Старший охраны взял измятый лист бумаги из пальцев парня, побежал глазами по строчкам. И окружавшие заметили, как лоб человека покрыла испарина.

— Беда у него! Отца взяли. Его расстреляли, а через месяц выяснилась невиновность. Поторопились с приговором. А ему, сыну, как теперь эту ошибку пережить?

— Паралик его разбил, — глянув на Василь Василича, коротко определил бульдозерист.

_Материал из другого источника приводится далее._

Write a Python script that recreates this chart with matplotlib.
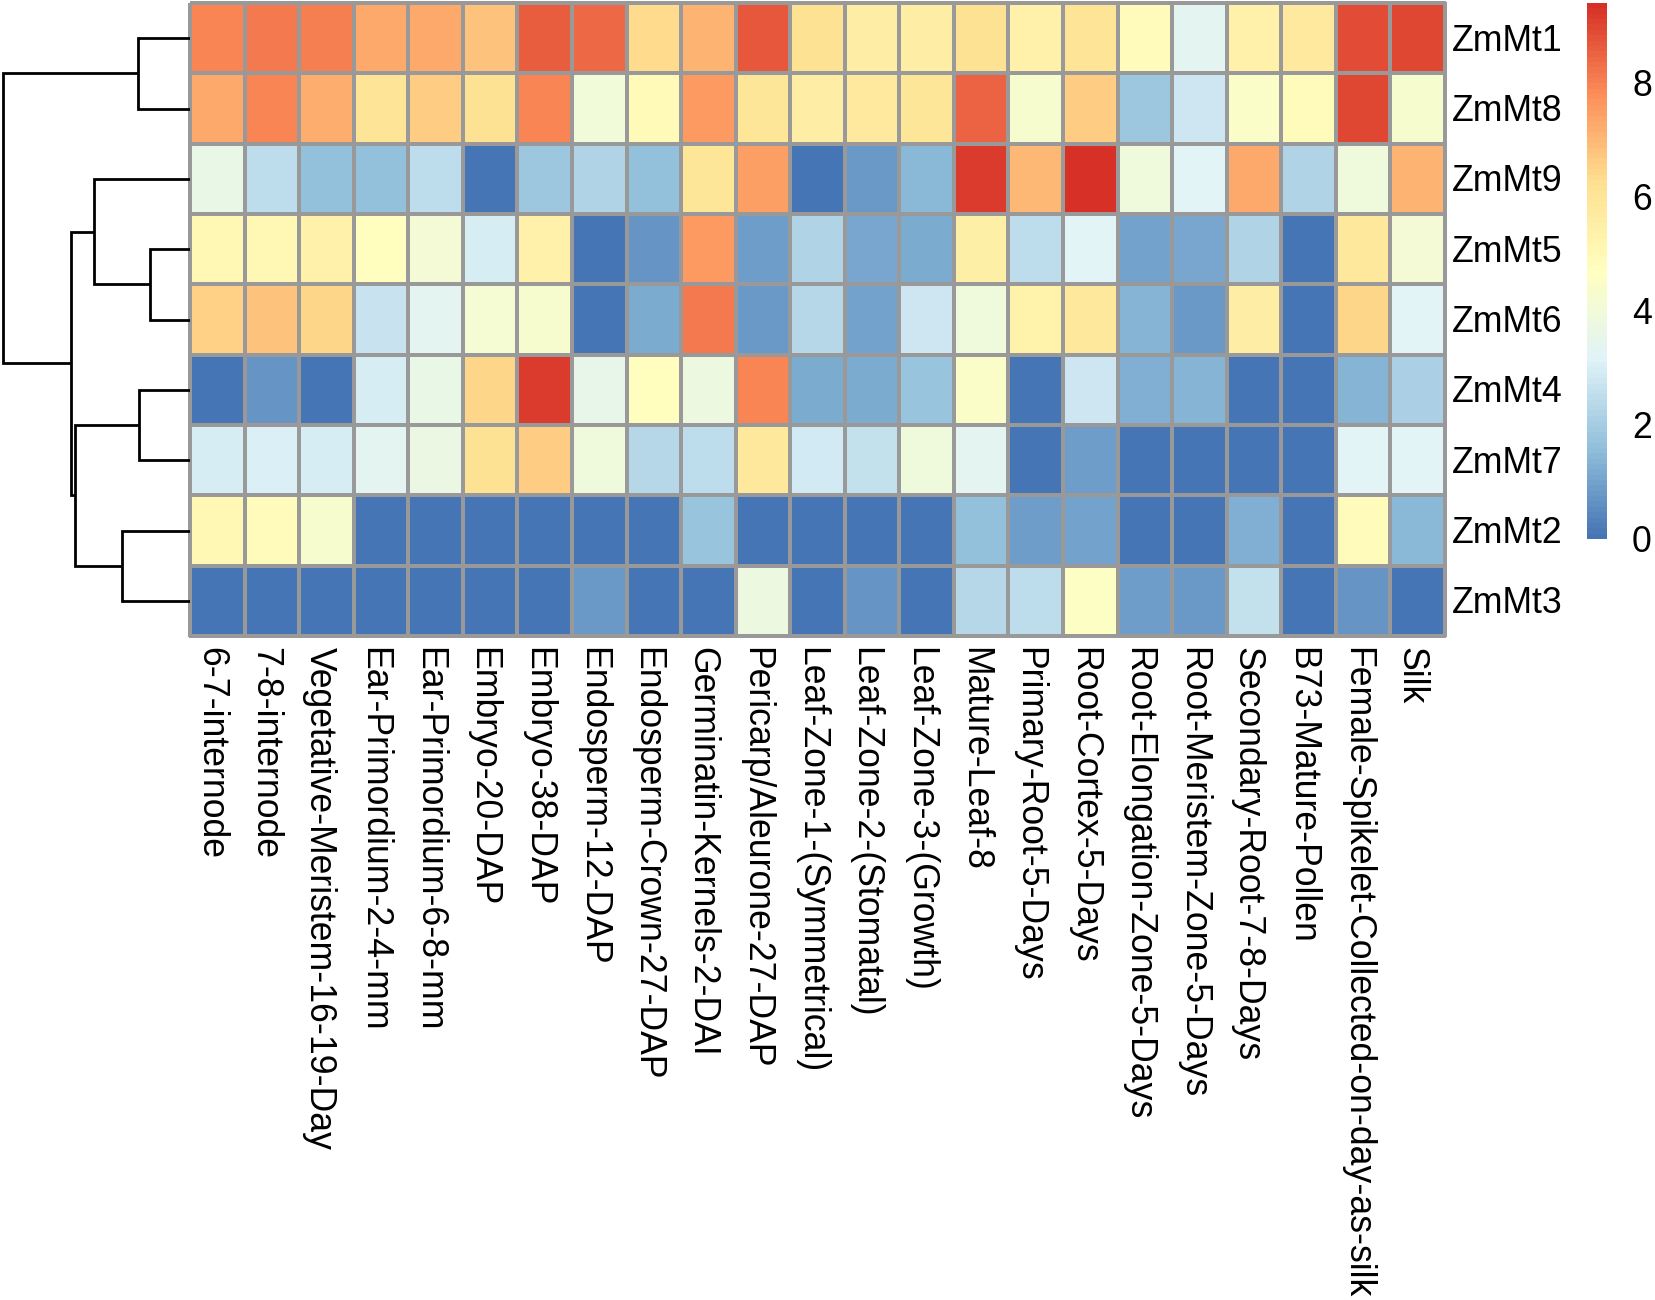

— Да вы что, с ума сошли? Ему же еще и двадцати лет нету! — не согласился, не поверил старший охраны. И, кинувшись к лежавшему, закричал, затормошил: — Вася! Сынок! Очнись!

Парень не слышал. Так и не прочитанное последнее письмо отца осталось в кармане.

Василь Василича увез на мотоцикле старший охраны в село. По дороге молодой охранник умер, так и не придя в сознание, Напрасно старший теребил, умолял. Судьба и здесь распорядилась по-своему жестоко.

Сняв форменную фуражку, охранник долго плакал у мотоцикла. Пока с умершим доехал до Трудового, голова стала белой, как сугроб, который никогда не растает. Говорят, если седеют люди, то у них мало остается в сердце тепла, нет сил для жизни…

— Вася, прости! Такое у каждого могло случиться. Но где же видано, чтоб старые молодых хоронили? Без войны… — сокрушался охранник, уже понимая, что никто не слышит его, не отзовется и не поймет.

Старшего охраны ждали у костра до глубокой ночи. Берегли его ужин, заботливо укутанный в полотенца и рубахи. Но он не вернулся ночью. Не объявился и к завтраку. Лишь к вечеру подъехал старший охранник на мотоцикле прямо к палаткам.

Рябой, кашеваривший у костра, по виду понял — умер Василь Василич. У старшего охраны лицо черней ночи. Видно, не спал.

А тот, заглушив мотоцикл, враз в палатку головой сунулся. Не перекурив, не перекусив, без глотка воды.

Поспешивший к нему с расспросами охранник вылетел с трясущимися губами. Как шибанутый, не сказал — прохрипел:

— Сталин умер…

Рябой, прогнав муху со лба, уставился на охранника удивленно:

— А тебе он кто? Мама родная? Вот у меня на Колыме кент накрылся, на прииске. Так это фартовый был! Медвежатник! Он, зараза, отмычкой лучше, чем ложкой, вкалывал. Башли огребал лопатой с каждого дела! Его все законники знали. От Архангельска до Колымы! Все «малины» его встречали стоя! Он пахан паханов был! Из рыжухи хавал. Красиво жил, гад! У него башлей было столько, сколько во всей тайге деревьев не наберется. А и тому кранты! Кончился. Так этого было за что жалеть. Не замухрышка, не пидер, не фраер, честный вор! Его Одесса и Ростов на руках носили! Вся элита! Вот этого жаль! А ты про кого трандишь? — оглянулся Рябой, но охранника и след простыл. Никого рядом.

Вечером, когда к костру на ужин пришли сучьи дети и фартовые, старший охраны подошел к костру, сказал, словно уронил:

— Сталин умер…

У костра сразу затихли голоса. Кто-то уронил ложку.

— Господи! Упокой душу усопшего! — перекрестился Харитон истово.

— Как же жить теперь станем? — послышался голос Митрича.

— А тебе не едино вкалывать? Хочь при Сталине иль без него? Дай Бог вживе выбраться, — оборвал старика бульдозерист и принялся за ужин.

— А Василь Василич? Как он? — спросил Трофимыч, единственный из всех.

— Нет его. Умер.

— Жаль мальчонку, — тихо прошептал Костя.